- Data to process -
━━━━━━━━━━━━━━━━

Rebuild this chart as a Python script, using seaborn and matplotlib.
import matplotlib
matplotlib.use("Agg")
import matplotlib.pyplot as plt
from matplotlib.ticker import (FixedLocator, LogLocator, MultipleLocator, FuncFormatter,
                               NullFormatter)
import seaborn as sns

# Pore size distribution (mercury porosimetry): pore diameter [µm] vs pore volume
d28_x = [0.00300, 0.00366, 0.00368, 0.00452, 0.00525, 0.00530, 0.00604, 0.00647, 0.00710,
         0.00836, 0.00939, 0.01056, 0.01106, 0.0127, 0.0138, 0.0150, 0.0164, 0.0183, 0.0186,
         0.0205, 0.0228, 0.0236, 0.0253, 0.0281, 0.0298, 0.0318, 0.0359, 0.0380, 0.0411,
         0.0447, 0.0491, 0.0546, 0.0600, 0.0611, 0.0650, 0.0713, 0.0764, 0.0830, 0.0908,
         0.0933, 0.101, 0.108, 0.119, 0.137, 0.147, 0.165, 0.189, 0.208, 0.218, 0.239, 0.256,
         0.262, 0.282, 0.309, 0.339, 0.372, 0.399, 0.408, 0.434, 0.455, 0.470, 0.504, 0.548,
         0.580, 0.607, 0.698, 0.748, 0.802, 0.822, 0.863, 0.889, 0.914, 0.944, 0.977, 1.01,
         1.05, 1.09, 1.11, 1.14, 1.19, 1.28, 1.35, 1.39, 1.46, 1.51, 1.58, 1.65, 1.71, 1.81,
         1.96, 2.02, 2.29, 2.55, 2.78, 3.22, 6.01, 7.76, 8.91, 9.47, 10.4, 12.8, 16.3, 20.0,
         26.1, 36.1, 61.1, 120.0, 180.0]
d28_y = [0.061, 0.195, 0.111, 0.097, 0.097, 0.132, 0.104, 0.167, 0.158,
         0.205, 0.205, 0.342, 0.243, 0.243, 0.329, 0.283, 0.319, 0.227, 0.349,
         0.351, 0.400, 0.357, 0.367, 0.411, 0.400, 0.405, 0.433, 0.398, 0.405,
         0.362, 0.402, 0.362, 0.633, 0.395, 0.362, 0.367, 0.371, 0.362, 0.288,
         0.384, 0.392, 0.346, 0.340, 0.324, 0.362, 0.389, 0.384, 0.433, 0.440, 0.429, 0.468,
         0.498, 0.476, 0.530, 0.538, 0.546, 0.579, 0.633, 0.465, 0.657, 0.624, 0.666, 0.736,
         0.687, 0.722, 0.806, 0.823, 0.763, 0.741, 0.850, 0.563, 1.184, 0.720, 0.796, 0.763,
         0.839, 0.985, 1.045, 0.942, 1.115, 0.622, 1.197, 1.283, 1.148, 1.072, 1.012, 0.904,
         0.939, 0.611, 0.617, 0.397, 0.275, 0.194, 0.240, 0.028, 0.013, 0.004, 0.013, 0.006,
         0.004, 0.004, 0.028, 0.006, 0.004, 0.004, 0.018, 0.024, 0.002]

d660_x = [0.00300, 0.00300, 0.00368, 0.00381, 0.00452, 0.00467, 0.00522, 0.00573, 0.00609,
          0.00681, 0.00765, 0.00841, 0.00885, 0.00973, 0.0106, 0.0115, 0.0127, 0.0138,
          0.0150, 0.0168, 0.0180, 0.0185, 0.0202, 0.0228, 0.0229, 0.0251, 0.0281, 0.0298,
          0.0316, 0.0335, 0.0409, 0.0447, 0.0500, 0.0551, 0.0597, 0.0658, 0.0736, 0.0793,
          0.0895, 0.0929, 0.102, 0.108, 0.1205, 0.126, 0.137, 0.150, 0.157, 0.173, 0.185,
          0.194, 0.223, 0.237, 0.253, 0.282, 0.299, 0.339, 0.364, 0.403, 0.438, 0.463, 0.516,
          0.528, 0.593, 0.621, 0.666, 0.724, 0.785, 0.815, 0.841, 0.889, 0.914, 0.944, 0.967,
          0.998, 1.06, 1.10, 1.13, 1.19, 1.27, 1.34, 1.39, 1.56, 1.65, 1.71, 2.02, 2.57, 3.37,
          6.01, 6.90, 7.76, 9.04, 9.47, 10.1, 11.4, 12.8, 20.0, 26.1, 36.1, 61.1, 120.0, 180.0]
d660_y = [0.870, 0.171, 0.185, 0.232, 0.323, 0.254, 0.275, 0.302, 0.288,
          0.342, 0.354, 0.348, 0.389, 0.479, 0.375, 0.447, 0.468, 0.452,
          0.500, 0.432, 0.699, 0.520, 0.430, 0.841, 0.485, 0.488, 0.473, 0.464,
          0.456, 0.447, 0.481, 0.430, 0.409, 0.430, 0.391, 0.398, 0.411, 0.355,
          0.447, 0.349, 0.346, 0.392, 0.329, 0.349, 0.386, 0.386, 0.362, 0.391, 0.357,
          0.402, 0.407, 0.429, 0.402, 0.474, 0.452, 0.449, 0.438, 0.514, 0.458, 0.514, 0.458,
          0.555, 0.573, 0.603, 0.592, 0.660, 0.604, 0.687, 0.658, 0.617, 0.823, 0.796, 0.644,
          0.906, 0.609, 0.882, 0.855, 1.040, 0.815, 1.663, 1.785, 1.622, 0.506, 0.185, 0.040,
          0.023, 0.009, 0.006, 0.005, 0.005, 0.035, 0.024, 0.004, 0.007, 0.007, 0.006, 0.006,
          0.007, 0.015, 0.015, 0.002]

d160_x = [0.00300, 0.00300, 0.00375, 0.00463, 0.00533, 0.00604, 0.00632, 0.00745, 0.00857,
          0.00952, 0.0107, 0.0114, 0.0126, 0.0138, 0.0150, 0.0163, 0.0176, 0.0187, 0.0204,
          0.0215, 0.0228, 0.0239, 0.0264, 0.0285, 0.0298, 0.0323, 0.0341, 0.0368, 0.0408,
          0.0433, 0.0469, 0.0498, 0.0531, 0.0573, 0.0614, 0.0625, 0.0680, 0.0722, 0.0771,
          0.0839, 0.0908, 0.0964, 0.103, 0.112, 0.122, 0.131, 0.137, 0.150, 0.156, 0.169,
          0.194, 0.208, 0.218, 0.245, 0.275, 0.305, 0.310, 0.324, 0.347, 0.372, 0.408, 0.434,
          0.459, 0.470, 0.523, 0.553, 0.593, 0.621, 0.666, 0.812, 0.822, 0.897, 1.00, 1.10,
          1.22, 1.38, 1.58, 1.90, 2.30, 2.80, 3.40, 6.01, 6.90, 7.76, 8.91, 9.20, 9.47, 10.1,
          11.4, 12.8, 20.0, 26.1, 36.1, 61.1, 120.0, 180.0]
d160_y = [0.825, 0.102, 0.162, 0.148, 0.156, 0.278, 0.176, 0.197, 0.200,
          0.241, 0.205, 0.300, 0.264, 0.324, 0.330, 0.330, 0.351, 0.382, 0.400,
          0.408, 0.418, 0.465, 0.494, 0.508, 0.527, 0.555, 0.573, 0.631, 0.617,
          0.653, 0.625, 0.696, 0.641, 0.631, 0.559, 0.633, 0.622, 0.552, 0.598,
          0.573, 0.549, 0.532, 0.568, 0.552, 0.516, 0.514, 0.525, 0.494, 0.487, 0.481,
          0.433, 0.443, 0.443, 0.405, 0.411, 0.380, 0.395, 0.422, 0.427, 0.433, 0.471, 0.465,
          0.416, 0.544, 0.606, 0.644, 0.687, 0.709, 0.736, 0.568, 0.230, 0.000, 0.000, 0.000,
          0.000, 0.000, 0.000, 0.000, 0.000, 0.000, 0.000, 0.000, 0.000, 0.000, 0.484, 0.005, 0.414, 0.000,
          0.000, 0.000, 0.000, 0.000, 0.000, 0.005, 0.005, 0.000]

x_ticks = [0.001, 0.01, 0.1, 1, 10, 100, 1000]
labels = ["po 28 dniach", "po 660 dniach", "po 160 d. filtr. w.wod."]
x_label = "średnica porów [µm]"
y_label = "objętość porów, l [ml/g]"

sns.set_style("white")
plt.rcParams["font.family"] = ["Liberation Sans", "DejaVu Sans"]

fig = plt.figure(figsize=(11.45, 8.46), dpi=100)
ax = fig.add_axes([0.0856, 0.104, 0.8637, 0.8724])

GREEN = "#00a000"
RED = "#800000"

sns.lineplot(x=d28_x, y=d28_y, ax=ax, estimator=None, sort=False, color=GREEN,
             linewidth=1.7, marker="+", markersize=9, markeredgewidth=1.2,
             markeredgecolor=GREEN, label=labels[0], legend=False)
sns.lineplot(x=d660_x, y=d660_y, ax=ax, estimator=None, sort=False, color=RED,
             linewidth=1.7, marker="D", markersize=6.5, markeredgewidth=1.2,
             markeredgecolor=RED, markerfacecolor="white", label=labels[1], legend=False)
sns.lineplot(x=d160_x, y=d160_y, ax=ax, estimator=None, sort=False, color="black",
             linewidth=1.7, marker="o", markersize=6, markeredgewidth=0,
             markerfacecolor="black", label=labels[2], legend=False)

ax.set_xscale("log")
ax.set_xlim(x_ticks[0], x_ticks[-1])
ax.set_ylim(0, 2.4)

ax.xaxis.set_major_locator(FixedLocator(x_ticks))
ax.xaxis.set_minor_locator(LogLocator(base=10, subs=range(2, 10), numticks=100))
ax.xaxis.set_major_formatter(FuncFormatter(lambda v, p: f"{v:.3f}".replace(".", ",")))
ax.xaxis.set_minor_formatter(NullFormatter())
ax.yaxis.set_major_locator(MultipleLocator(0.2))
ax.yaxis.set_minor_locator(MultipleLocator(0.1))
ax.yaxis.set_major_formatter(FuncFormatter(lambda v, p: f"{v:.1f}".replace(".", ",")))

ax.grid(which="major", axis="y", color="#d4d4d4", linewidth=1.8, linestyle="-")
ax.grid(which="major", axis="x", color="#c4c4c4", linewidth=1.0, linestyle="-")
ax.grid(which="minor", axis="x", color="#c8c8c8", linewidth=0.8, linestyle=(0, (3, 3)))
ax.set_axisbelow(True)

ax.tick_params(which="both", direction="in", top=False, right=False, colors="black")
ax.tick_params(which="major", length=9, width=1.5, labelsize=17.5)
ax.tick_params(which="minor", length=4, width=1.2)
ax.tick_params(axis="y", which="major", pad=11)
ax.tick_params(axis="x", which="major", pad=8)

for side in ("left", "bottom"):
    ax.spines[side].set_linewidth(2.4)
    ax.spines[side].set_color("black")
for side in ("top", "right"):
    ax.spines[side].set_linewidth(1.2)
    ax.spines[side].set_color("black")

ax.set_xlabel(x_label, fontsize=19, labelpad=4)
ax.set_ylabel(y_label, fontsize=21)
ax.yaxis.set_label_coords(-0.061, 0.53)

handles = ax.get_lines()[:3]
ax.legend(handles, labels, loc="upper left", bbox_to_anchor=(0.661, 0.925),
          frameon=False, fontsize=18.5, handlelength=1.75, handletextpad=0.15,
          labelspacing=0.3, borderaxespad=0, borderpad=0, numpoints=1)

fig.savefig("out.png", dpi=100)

━━━━━━━━━━━━━━━━

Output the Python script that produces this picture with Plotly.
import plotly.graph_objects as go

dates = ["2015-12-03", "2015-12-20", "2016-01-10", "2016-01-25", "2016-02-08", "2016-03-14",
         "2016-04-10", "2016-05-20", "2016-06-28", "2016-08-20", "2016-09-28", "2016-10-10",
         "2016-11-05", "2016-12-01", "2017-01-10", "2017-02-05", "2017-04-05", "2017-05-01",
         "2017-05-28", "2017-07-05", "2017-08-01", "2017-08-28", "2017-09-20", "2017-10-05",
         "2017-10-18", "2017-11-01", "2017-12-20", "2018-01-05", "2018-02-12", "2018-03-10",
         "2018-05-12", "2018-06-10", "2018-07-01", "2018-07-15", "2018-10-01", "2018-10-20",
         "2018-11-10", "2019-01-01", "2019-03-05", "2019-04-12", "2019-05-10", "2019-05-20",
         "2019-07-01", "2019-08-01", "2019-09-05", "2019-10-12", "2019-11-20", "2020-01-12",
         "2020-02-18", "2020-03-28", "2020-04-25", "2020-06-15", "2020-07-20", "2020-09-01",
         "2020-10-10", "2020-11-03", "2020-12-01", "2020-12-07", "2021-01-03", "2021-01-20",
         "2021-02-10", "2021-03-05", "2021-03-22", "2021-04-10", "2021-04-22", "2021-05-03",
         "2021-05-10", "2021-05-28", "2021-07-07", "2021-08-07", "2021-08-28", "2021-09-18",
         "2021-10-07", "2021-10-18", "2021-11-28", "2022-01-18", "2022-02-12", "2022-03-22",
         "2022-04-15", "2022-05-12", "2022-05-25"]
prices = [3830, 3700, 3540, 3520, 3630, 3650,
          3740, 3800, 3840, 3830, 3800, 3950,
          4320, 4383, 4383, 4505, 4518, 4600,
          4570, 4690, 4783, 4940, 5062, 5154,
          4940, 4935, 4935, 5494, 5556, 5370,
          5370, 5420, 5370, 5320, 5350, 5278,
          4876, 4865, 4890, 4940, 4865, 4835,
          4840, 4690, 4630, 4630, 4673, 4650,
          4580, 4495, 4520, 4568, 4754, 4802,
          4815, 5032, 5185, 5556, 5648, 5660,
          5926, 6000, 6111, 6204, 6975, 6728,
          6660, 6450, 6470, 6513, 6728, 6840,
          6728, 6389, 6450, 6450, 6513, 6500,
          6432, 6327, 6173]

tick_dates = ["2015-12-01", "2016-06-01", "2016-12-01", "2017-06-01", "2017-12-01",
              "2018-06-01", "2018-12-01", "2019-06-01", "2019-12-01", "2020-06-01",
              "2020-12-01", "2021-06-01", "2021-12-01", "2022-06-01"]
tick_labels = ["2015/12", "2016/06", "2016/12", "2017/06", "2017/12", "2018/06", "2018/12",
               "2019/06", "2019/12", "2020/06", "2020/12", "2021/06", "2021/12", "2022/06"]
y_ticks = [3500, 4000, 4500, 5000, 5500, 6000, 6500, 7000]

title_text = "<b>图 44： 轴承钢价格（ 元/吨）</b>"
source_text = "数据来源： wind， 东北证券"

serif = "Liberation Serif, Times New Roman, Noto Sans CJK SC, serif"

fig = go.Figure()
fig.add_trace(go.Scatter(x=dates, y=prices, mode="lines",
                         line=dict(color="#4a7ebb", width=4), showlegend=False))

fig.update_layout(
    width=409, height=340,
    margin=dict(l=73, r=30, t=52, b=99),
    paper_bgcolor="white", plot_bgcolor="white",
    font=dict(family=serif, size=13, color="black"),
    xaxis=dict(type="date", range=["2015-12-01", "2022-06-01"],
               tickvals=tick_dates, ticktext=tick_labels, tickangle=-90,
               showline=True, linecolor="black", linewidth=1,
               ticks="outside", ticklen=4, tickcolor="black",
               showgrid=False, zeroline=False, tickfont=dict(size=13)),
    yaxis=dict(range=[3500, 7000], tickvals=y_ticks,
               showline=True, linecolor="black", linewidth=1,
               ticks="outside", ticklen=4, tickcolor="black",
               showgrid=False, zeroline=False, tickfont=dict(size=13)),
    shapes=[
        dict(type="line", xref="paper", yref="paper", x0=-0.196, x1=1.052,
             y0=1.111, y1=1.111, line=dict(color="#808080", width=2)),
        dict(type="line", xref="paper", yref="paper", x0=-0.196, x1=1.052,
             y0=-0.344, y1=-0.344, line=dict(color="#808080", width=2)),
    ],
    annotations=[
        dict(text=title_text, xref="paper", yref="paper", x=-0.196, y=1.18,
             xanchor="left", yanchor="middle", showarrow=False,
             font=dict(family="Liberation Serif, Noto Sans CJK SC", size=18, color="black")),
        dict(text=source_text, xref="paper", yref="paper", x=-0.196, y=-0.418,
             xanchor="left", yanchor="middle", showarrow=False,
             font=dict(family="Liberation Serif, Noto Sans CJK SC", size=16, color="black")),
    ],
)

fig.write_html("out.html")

━━━━━━━━━━━━━━━━

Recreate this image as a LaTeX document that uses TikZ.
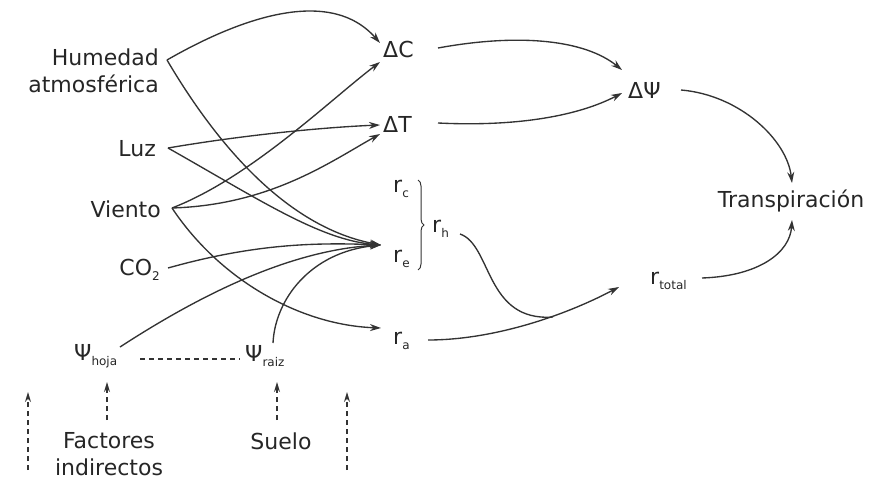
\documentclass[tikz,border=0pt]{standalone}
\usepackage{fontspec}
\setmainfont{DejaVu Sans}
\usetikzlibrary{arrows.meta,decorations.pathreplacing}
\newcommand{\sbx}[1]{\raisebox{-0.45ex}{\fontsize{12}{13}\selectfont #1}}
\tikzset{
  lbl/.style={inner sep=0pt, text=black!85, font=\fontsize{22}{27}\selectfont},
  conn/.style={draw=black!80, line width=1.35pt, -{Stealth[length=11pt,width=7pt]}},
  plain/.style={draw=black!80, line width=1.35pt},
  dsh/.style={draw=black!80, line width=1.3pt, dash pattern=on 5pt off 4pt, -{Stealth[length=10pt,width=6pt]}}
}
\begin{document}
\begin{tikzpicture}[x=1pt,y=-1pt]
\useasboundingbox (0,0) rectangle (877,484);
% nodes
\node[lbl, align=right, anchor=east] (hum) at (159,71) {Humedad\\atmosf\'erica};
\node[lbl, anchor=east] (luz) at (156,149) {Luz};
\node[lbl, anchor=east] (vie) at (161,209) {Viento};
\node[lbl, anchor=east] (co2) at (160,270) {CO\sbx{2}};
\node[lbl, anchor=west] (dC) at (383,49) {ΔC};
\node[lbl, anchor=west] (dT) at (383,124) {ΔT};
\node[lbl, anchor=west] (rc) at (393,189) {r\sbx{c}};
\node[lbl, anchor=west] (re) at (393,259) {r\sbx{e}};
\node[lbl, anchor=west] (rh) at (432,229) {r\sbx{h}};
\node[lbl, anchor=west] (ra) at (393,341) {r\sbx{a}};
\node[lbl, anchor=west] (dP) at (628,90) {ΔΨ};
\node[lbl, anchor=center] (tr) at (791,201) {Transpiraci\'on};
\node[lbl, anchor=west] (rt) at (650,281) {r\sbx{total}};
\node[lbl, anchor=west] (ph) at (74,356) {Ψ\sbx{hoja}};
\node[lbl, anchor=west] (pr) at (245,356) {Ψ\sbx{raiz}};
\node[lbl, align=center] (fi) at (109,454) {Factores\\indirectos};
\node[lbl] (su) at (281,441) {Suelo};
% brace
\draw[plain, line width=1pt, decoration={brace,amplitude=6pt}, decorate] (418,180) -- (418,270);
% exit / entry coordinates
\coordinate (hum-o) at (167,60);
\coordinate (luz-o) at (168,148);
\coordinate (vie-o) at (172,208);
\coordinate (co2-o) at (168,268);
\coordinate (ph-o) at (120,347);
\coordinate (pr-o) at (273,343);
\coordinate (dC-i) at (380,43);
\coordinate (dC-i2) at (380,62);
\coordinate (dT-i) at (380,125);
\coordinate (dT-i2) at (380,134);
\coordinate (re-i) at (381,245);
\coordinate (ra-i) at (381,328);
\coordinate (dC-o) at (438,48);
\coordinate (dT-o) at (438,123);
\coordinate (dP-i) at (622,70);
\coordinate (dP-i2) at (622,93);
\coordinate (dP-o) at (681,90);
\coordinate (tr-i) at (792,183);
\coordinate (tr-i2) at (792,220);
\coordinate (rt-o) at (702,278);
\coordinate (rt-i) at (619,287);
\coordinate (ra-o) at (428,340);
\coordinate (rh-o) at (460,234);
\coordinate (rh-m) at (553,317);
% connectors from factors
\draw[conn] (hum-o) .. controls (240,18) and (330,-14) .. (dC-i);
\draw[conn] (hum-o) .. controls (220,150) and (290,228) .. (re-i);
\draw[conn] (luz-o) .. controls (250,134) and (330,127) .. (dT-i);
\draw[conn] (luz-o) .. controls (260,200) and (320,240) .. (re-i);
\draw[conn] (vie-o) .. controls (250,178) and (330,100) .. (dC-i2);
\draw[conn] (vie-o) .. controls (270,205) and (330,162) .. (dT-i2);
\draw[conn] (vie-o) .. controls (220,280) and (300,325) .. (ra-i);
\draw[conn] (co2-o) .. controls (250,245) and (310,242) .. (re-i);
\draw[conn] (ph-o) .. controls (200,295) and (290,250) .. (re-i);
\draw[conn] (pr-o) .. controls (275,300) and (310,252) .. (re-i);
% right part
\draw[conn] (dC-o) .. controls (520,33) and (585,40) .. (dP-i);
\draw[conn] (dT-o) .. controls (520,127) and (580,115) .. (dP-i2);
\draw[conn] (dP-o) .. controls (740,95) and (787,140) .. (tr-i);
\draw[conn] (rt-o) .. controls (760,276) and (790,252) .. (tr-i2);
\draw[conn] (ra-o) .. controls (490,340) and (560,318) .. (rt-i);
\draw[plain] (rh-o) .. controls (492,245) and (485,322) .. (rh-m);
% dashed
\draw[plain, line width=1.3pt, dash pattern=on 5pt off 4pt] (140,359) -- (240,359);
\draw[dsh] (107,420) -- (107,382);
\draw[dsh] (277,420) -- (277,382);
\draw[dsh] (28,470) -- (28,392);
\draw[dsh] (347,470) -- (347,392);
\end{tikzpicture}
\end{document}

━━━━━━━━━━━━━━━━

- Set exercise -
Print, from the entries above, the line with "Rebuild this chart", the line with "import seaborn as sns" and all lines between them, exactly and with nothing else.

- Expected answer -
Rebuild this chart as a Python script, using seaborn and matplotlib.
import matplotlib
matplotlib.use("Agg")
import matplotlib.pyplot as plt
from matplotlib.ticker import (FixedLocator, LogLocator, MultipleLocator, FuncFormatter,
                               NullFormatter)
import seaborn as sns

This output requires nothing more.